Perhaps the most relevant example which Kate showed us was the flow around the mainsail and jib of an America's Cup yacht sailing to windward at 30 degrees heel. I think this 'state of the art' example quite well illustrates both the potential for CFD in yacht research and also the current limitations of the method. The lift coefficient predicted by CFD was apparently in reasonable agreement with that expected from experimental work. The pressure distribution over the sails was clearly indicated, and it was interesting that the greatest pressure was generated in the upper regions of the sails where the triangular planform of a Bermudan rig tends to cause overloading and premature stall. Similar pressure distributions have been measured with sheet metal model sails in wind tunnels, and it is reassuring to see that the theoretical and experimental methods are in agreement. However, as Ian Hannay was quick to point out, a real sail would twist so as to reduce angle of attack at the top which would move the highest pressure regions lower down the sail, improving efficiency by avoiding overloading towards the tip. To simplify the CFD model, no account was taken of sail twist or other pressure induced rig deformations. Other assumptions had been made including ignoring the mast thickness, the time varying nature of the flow due to wave action on the hull, the effect of the hull on the airflow, the effect of vertical wind gradient etc. Some of these effects could have been included but not without a lot of extra work and computer time, and it seems that even Americas Cup teams cannot afford this. For example to include the sail twist would require the CFD program to be linked to a pretty complex structural analysis so that the pressure distribution predicted by CFD could modify the structural analysis to produce a refined rig geometry for the next CFD iteration.

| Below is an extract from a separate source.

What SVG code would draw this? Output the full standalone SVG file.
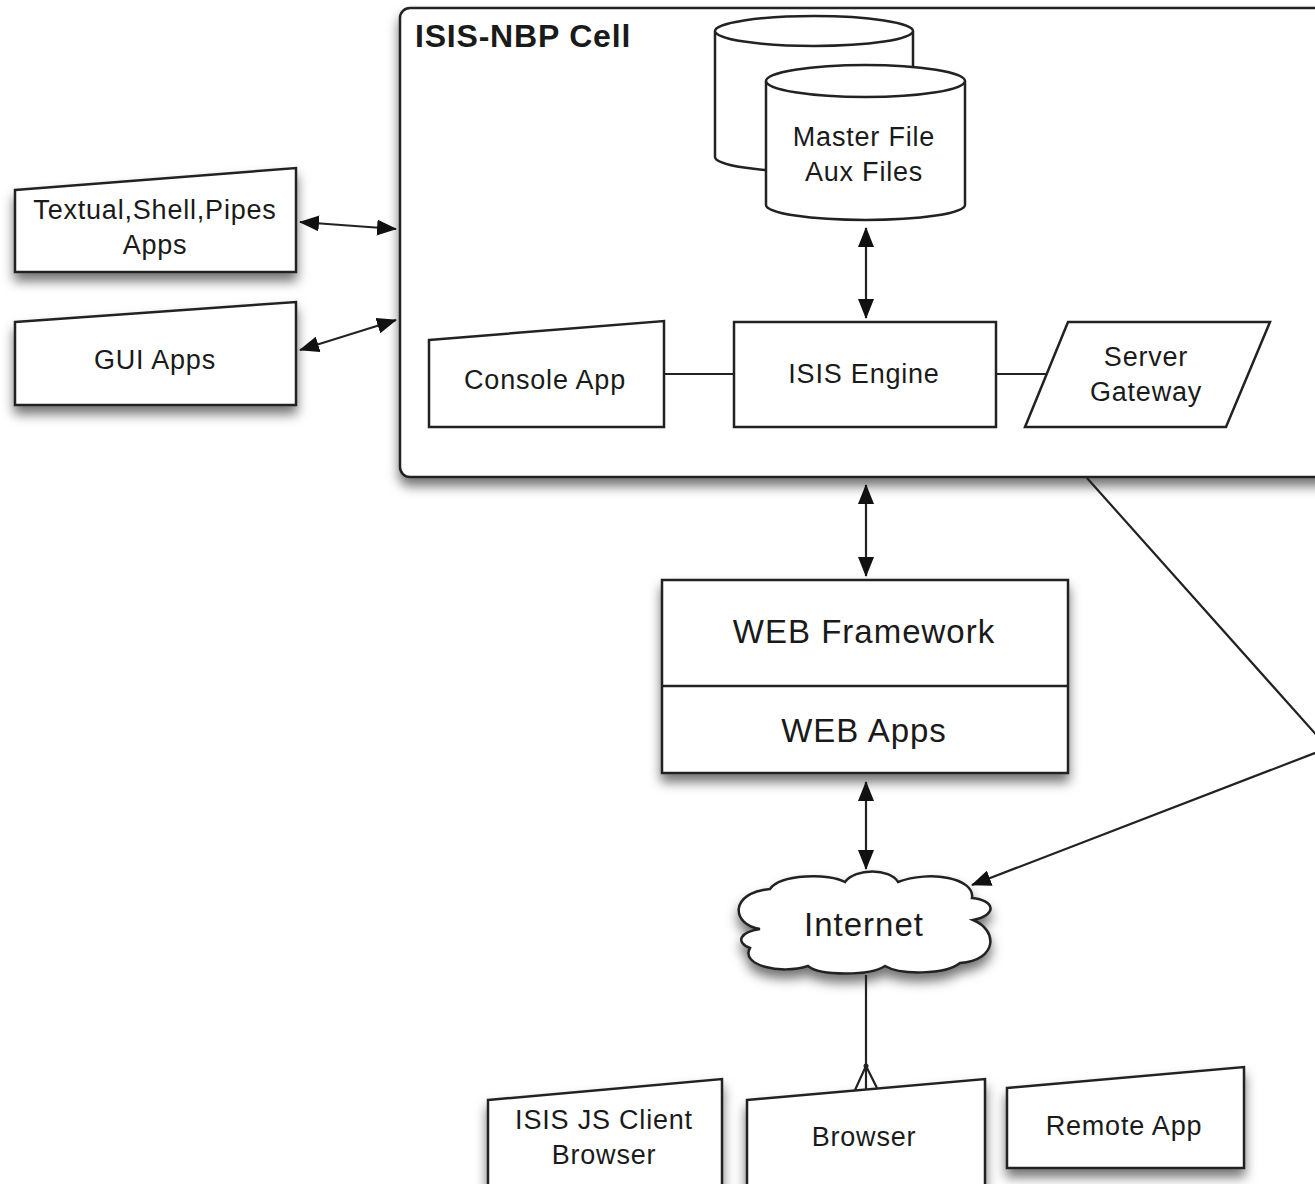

I did wonder whether the America's Cup team who commissioned this CFD study could have gained anything other than a psychological advantage, although perhaps this alone was well worth the money. Suppose, for example, that the skipper wants to know exactly what stiffness of sail battens should be used in a particular weather situation. To find this out he would need to link very sophisticated structural FEA with CFD, and then with luck he would obtain values for lift, drag and heeling moment for a range of angles of attack, boat heel, sea state etc. However, even if these values are accurate, the effect on the race course is still unknown since more lift, for example, may or may not mean more speed, as it will be linked to changes in heeling moment and drag. Predicting the effect of all these changes on boat speed integrated around a race course is another massive computer task which no one has yet attempted seriously, despite what some yacht designers may claim.

At the present state of the art I would expect experience and intuition to be of much greater practical value to an America's Cup skipper than any CFD software, but given a few more decades of development of computer hardware and software who knows how this may change. Perhaps one day we will not need to sail around a race course since we will be able to allocate the silverware purely according to the output of a computer program!

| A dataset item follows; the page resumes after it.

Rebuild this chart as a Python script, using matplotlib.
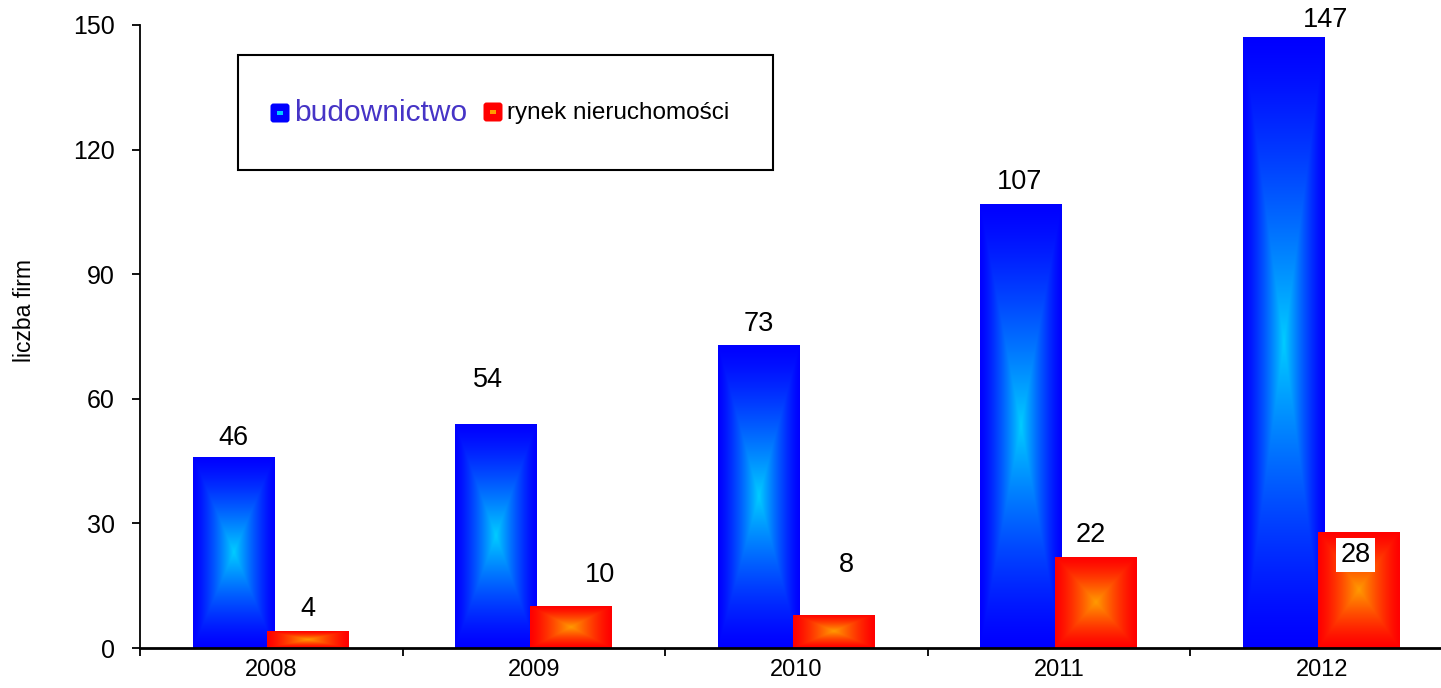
import numpy as np
import matplotlib
matplotlib.use("Agg")
import matplotlib.pyplot as plt
from matplotlib.patches import Rectangle, FancyBboxPatch
from matplotlib.transforms import Affine2D

# ---------------- data ----------------
years = ["2008", "2009", "2010", "2011", "2012"]
budownictwo = [46, 54, 73, 107, 147]
rynek = [4, 10, 8, 22, 28]
yticks = [0, 30, 60, 90, 120, 150]
series_names = ["budownictwo", "rynek nieruchomości"]
ylabel = "liczba firm"

# label offsets in pixels (dx, dy from bar top) -- styling only
blue_lbl_off = [(0, 12), (-8, 37), (0, 14), (-1, 15), (42, 10)]
red_lbl_off = [(0, 15), (29, 24), (13, 43), (-5, 15), (-3, -30)]

plt.rcParams['font.family'] = ['Liberation Sans', 'DejaVu Sans']

W, H = 1441, 688
fig = plt.figure(figsize=(W / 100, H / 100), dpi=100)
ax = fig.add_axes([140 / W, 40 / H, 1313 / W, 623 / H])

x = np.arange(len(years))
bw = 0.31
off_b, off_r = -0.145, 0.14

BLUE_EDGE = np.array([0, 0, 255]) / 255
BLUE_CENTER = np.array([0, 205, 255]) / 255
RED_EDGE = np.array([255, 0, 0]) / 255
RED_CENTER = np.array([255, 155, 0]) / 255


def grad(edge, center, nx=160, ny=400, p=1.3):
    u = np.linspace(-1, 1, nx)
    v = np.linspace(-1, 1, ny)
    U, V = np.meshgrid(u, v)
    t = np.maximum(np.abs(U), np.abs(V))
    w = (1 - t) ** p
    img = edge[None, None, :] + (center - edge)[None, None, :] * w[:, :, None]
    return np.clip(img, 0, 1)


def gradient_bars(xs, vals, edge, center):
    bars = ax.bar(xs, vals, width=bw, color='none', linewidth=0, zorder=2)
    img = grad(edge, center)
    for b in bars:
        x0, y0 = b.get_x(), b.get_y()
        w, h = b.get_width(), b.get_height()
        im = ax.imshow(img, extent=(x0, x0 + w, y0, y0 + h), aspect='auto',
                       interpolation='bilinear', zorder=2, origin='lower')
        im.set_clip_path(b)
    return bars


bars_b = gradient_bars(x + off_b, budownictwo, BLUE_EDGE, BLUE_CENTER)
bars_r = gradient_bars(x + off_r, rynek, RED_EDGE, RED_CENTER)

for b, v, (dx, dy) in zip(bars_b, budownictwo, blue_lbl_off):
    ax.annotate(str(v), (b.get_x() + b.get_width() / 2, v), xytext=(dx, dy),
                textcoords='offset pixels', ha='center', va='baseline',
                fontsize=19.5, annotation_clip=False, zorder=5)
for i, (b, v, (dx, dy)) in enumerate(zip(bars_r, rynek, red_lbl_off)):
    kw = {}
    if i == len(rynek) - 1:
        kw['bbox'] = dict(facecolor='white', edgecolor='none', pad=3)
    ax.annotate(str(v), (b.get_x() + b.get_width() / 2, v), xytext=(dx, dy),
                textcoords='offset pixels', ha='center', va='baseline',
                fontsize=19.5, annotation_clip=False, zorder=5, **kw)

ax.set_xlim(-0.5, len(years) - 0.5)
ax.set_ylim(0, 150)

for s in ['top', 'right']:
    ax.spines[s].set_visible(False)
ax.spines['left'].set_linewidth(1.3)
ax.spines['bottom'].set_linewidth(2)
ax.spines['bottom'].set_zorder(4)

ax.set_yticks(yticks)
ax.tick_params(axis='y', direction='out', length=6, width=1.3, pad=12, labelsize=18)
ax.set_xticks(np.arange(len(years) + 1) - 0.5)
ax.set_xticklabels([])
ax.set_xticks(x, minor=True)
ax.set_xticklabels(years, minor=True)
ax.tick_params(axis='x', which='major', direction='out', length=6, width=1.3)
ax.tick_params(axis='x', which='minor', length=0, pad=8, labelsize=17)

fig.text(25 / W, 1 - 311 / H, ylabel, rotation=90, ha='center', va='center', fontsize=16.5)

# ---------------- legend (pixel coordinates, origin top-left) ----------------
pix = Affine2D().scale(1 / W, -1 / H).translate(0, 1) + fig.transFigure
fig.patches.append(Rectangle((238, 55), 535, 115, transform=pix, fill=False,
                             edgecolor='black', linewidth=1.5))
fig.patches.append(FancyBboxPatch((272, 105), 16, 16, boxstyle='round,pad=1.5,rounding_size=3',
                                  transform=pix, facecolor=BLUE_EDGE, edgecolor='none'))
fig.patches.append(Rectangle((277, 111), 6, 4, transform=pix, facecolor=BLUE_CENTER, edgecolor='none'))
fig.patches.append(FancyBboxPatch((485, 104), 16, 16, boxstyle='round,pad=1.5,rounding_size=3',
                                  transform=pix, facecolor=RED_EDGE, edgecolor='none'))
fig.patches.append(Rectangle((490, 110), 6, 4, transform=pix, facecolor=RED_CENTER, edgecolor='none'))
fig.text(294 / W, 1 - 113 / H, series_names[0], ha='left', va='center', fontsize=21.5, color='#4634C6')
fig.text(507 / W, 1 - 113 / H, series_names[1], ha='left', va='center', fontsize=17.5, color='black')

fig.savefig('out.png', dpi=100)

Sailboat Exhibition - Alexandra Palace

Report by John Perry

The Sailboat Exhibition at Alexandra Palace is held annually around the beginning of March. This is the main UK boat show for dinghies, and it includes only sailing dinghies and sailboards whereas the better known boat-shows at Earls Court and Southampton cover all types of recreational craft. The Exhibition is organised by the Royal Yachting Association rather than by a commercial company and in the early years it was a mainly amateur effort with stands only for non-profit making organisations such as sailing clubs and dinghy class associations. This gave the show a rather attractive atmosphere of amateur enthusiasm, a bit like the AYRS. Over the years the show has become progressively more commercial and many of the exhibitors are now companies selling boats, chandlery, sailing holidays etc, and some of the class association stands are also assisted by boat manufacturers. The exhibition is now held at Alexandria Palace which is a very pleasant exhibition centre set in parkland high on a hillside looking South across central London.

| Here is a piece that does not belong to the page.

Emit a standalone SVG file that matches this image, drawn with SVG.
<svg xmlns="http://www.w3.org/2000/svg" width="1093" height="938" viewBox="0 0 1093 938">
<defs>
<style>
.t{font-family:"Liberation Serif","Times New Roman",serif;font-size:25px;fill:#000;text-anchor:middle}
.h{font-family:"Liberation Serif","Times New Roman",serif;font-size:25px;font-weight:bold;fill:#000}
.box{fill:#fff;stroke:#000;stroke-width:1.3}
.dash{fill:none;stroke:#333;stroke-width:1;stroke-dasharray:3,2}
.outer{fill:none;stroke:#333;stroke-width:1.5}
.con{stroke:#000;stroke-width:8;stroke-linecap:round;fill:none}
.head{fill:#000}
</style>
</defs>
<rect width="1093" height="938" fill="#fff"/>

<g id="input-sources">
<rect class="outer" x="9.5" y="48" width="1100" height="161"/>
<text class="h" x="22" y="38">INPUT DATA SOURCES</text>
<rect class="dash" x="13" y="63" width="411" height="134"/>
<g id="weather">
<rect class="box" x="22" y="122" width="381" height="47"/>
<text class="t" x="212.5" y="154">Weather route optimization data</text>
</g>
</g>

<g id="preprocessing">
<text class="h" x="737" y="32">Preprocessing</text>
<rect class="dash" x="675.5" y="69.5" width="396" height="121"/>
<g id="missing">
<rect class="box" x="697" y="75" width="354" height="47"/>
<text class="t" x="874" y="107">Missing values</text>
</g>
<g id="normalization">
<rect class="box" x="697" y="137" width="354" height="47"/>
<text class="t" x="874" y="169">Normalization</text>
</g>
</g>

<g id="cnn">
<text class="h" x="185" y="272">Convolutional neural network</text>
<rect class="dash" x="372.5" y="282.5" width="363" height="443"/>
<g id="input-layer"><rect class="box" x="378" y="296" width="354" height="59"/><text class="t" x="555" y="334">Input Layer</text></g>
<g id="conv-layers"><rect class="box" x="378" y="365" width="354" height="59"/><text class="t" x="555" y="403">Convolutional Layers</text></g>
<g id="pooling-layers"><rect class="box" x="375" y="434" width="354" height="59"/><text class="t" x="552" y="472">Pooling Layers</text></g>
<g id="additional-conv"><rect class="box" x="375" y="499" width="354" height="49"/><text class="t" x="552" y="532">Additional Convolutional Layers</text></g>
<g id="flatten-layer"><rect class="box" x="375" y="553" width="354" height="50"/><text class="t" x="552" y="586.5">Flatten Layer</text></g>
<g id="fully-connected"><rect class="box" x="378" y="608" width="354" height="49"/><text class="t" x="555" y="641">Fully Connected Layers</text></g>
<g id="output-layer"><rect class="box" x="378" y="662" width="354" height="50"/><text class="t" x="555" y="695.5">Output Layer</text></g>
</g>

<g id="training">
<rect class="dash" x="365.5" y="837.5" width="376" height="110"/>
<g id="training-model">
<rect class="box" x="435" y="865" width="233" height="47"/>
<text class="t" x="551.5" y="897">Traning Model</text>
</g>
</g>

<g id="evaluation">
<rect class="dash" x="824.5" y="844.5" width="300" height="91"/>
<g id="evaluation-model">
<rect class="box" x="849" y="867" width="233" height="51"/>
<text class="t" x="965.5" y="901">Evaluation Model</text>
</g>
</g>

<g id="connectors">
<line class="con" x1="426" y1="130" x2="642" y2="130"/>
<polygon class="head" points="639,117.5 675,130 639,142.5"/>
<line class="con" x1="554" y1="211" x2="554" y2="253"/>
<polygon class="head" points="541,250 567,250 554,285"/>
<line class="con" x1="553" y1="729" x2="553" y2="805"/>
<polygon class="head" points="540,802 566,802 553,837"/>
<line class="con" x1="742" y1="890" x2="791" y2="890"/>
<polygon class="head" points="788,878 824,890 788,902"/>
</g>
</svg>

Having an interest in the technical side of sailing, I wandered around the exhibition looking for new developments. There has been a trend for several years to add 'racks' or 'wings' extending out from the gunwales of dinghies to increase the righting moment which can be produced by crew weight. Such extensions are applicable to both boats which are fitted with trapezes and those which are not. It is clear that this trend is now well established with a plethora of designs offering rather similar features. I expect this could be followed by a 'shake down' with just a few designs becoming popular and the others fading into obscurity. One of the survivors is likely to be the '49er' design since this has now been selected for Olympic competition and is available from a number of manufacturers around the world. The Laser 5000/4000 and a few others will probably also survive by force of marketing power.

One boat which drew my attention was the 'Breeze' which has folding racks for sitting out and is almost a small keelboat rather than a dinghy since the pivoting centreboard is quite heavily ballasted. My own boat, which was designed specially for dinghy cruising, also has a pivoted and ballasted centreboard and when I designed it 20 years ago I did consider a folding sitting out rack but at the time this would have been an extreme option even for a pure racing dinghy. At 6m length the Breeze is much larger than my boat and it is intended for day-sailing rather than camping on board, since it has virtually no dry stowage nor anywhere flat to make a bunk. The Breeze on display appeared to have a few rather nasty design features such as a mild steel centreboard winch which looked as though it would quickly go rusty and the handle for this winch seemed to have inadequate clearance with the deck.

The International Moth class was one of the first racing classes to adopt 'wings' and they have produced many other novel ideas, for example a few years back they proposed a fully submerged hull, with only the rig and crew seating above the water. Another idea which has become popular for the Moth, but is rarely seen on other boats, is a pitch stabilising foil attached to the tip of the rudder. This generally takes the form of a horizontal symmetric section hydrofoil which is set at zero incidence when the boat is in level trim. It is reckoned to produce substantial damping of pitching motion which arguably reduces hull drag and will almost certainly improve rig aerodynamics. The obvious disadvantage is that a hydrofoil in this position is very vulnerable to damage on grounding. The recent Moth designs probably need pitch damping more than most boats since they have small waterplane areas for their length and sail area. Perhaps some multihulls would also benefit. The latest Moth hull on display looked a very strange shape having a crude looking rectangular cross section. It was very narrow, deep and sharp ended with an aft sloping stem reminiscent of the ram on a Victorian battleship. I think the idea is to have a narrow low drag hull for light winds, albeit with more wetted surface than a round bottomed Moth, whilst at high speeds it can be pitched to plane on the narrow but almost dead flat bottom.